======== The input ========

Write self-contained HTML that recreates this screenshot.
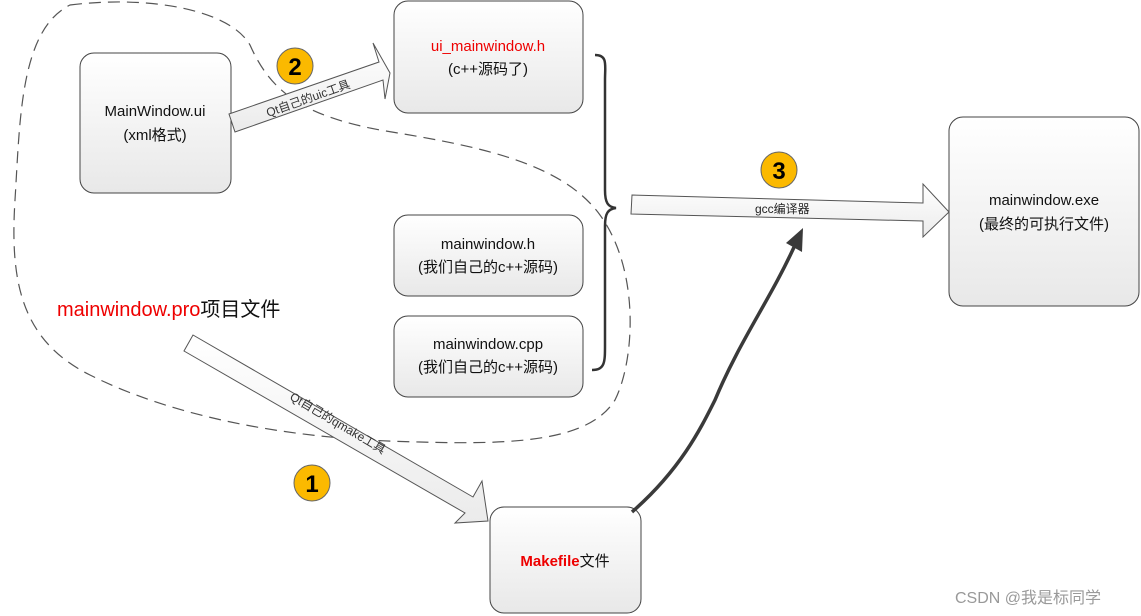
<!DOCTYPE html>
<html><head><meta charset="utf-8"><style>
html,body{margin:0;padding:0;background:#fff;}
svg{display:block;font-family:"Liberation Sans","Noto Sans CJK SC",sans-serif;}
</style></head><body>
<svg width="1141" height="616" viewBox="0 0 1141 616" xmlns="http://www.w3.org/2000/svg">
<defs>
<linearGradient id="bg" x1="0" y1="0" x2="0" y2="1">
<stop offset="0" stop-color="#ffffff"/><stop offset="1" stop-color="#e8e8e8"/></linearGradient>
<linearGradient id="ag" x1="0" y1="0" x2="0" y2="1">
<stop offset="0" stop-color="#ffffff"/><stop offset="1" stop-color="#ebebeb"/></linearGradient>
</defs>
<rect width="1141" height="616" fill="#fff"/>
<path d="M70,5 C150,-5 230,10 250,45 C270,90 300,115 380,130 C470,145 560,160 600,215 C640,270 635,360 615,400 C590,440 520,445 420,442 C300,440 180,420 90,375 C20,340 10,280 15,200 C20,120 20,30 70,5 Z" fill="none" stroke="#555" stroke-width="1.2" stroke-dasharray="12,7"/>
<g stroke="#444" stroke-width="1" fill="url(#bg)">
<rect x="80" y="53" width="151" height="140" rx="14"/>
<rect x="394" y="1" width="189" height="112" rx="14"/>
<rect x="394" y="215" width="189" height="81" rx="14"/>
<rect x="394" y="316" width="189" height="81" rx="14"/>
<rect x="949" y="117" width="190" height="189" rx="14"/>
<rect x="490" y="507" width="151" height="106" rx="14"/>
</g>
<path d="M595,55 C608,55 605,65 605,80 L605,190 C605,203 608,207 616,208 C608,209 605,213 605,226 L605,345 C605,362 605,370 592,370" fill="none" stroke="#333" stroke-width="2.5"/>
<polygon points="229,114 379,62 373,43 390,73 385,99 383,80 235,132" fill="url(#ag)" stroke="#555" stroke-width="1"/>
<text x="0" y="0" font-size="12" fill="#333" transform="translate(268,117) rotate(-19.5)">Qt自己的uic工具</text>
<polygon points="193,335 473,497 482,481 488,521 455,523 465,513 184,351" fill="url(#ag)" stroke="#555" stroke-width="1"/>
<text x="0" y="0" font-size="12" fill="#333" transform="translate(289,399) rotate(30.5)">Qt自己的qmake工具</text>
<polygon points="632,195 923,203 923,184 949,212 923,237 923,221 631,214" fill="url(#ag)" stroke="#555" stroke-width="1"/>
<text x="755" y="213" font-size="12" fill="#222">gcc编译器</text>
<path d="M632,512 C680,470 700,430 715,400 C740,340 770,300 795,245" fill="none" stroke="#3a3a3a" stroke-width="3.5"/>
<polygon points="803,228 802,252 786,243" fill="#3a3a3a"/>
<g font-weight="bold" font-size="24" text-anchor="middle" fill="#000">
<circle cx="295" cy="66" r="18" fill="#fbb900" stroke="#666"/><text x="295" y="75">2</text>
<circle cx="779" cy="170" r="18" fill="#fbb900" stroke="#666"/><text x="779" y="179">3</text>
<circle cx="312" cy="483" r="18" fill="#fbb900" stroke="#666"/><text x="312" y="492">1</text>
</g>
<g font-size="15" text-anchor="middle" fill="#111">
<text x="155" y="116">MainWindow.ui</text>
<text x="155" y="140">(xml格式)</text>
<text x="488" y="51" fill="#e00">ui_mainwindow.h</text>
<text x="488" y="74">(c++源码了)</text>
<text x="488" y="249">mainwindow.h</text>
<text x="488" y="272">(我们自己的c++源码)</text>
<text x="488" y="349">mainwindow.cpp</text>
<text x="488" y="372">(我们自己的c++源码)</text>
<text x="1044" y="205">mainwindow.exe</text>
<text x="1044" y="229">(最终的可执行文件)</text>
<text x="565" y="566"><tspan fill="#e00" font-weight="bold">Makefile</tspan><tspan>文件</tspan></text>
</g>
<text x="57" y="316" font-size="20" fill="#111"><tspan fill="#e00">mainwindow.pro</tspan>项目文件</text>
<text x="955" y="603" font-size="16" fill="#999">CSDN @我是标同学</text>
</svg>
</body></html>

========
======== The input ========

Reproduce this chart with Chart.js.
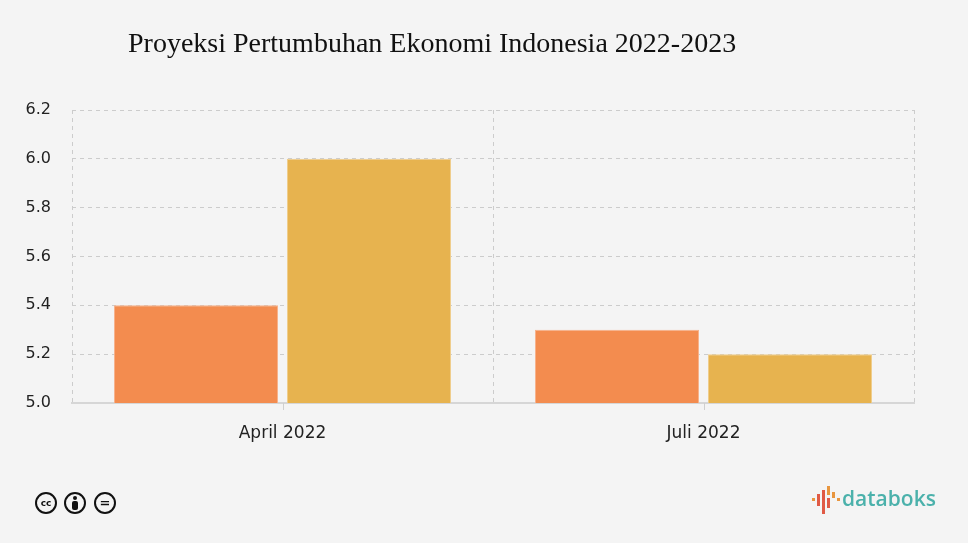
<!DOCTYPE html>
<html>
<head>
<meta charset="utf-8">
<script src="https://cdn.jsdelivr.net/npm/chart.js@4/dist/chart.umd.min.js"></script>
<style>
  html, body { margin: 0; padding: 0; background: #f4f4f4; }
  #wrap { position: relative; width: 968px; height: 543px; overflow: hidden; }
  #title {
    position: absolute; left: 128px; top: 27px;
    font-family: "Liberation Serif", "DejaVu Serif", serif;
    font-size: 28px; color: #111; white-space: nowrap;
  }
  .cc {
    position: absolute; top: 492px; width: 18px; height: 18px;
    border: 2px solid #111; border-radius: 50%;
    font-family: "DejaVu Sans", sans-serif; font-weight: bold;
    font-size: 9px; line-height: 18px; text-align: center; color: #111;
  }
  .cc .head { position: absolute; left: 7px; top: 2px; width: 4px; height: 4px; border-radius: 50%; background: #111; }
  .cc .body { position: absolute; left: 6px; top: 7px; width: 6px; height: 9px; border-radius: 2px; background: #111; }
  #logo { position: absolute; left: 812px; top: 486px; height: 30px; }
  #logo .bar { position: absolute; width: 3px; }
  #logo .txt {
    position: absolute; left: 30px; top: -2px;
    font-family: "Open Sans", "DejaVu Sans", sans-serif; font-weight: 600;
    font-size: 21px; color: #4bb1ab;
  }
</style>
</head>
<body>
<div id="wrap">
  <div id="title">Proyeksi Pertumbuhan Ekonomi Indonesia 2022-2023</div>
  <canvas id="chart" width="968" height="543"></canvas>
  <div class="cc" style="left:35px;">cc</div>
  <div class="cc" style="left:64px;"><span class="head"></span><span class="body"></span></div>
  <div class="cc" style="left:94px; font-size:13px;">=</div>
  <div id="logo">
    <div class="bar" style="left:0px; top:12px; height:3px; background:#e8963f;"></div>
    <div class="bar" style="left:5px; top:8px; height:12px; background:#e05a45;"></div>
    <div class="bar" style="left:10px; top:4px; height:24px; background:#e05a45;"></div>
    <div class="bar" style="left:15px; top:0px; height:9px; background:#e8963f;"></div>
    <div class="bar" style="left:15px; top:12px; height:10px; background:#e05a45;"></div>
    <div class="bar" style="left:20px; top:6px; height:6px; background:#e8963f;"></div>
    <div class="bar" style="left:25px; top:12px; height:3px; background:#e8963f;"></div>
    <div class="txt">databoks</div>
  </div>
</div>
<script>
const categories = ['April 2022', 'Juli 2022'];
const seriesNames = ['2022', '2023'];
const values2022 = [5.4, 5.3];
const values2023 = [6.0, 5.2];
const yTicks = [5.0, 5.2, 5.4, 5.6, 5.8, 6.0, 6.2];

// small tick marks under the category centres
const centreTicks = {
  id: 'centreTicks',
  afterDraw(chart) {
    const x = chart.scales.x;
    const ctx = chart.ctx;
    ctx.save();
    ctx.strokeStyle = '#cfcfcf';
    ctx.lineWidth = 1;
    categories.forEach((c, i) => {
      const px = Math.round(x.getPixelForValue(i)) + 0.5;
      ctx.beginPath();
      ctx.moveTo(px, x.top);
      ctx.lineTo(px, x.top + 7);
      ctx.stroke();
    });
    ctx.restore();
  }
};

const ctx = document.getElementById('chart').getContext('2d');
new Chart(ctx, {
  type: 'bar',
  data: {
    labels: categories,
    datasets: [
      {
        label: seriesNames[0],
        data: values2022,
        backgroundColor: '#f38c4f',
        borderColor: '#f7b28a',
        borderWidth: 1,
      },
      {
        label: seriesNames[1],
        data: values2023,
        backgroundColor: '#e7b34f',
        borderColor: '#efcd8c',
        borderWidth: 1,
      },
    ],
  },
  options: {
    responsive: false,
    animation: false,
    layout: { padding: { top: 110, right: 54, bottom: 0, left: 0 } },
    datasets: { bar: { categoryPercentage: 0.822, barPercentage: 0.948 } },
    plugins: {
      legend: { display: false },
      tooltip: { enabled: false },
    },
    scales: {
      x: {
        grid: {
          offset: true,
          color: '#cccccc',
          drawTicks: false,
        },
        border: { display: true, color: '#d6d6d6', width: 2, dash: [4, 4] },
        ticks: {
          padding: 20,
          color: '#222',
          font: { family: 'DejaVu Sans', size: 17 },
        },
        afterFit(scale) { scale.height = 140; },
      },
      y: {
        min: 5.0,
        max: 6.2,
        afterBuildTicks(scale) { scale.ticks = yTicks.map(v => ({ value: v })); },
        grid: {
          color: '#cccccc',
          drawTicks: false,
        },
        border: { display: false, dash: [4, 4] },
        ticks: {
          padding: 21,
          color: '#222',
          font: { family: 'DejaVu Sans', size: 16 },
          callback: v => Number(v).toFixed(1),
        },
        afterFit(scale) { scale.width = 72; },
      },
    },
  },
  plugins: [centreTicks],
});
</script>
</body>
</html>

========

## Given task
Filter the entries down to the lines containing "this". Copy each of those lines.

## Finished answer
Write self-contained HTML that recreates this screenshot.
Reproduce this chart with Chart.js.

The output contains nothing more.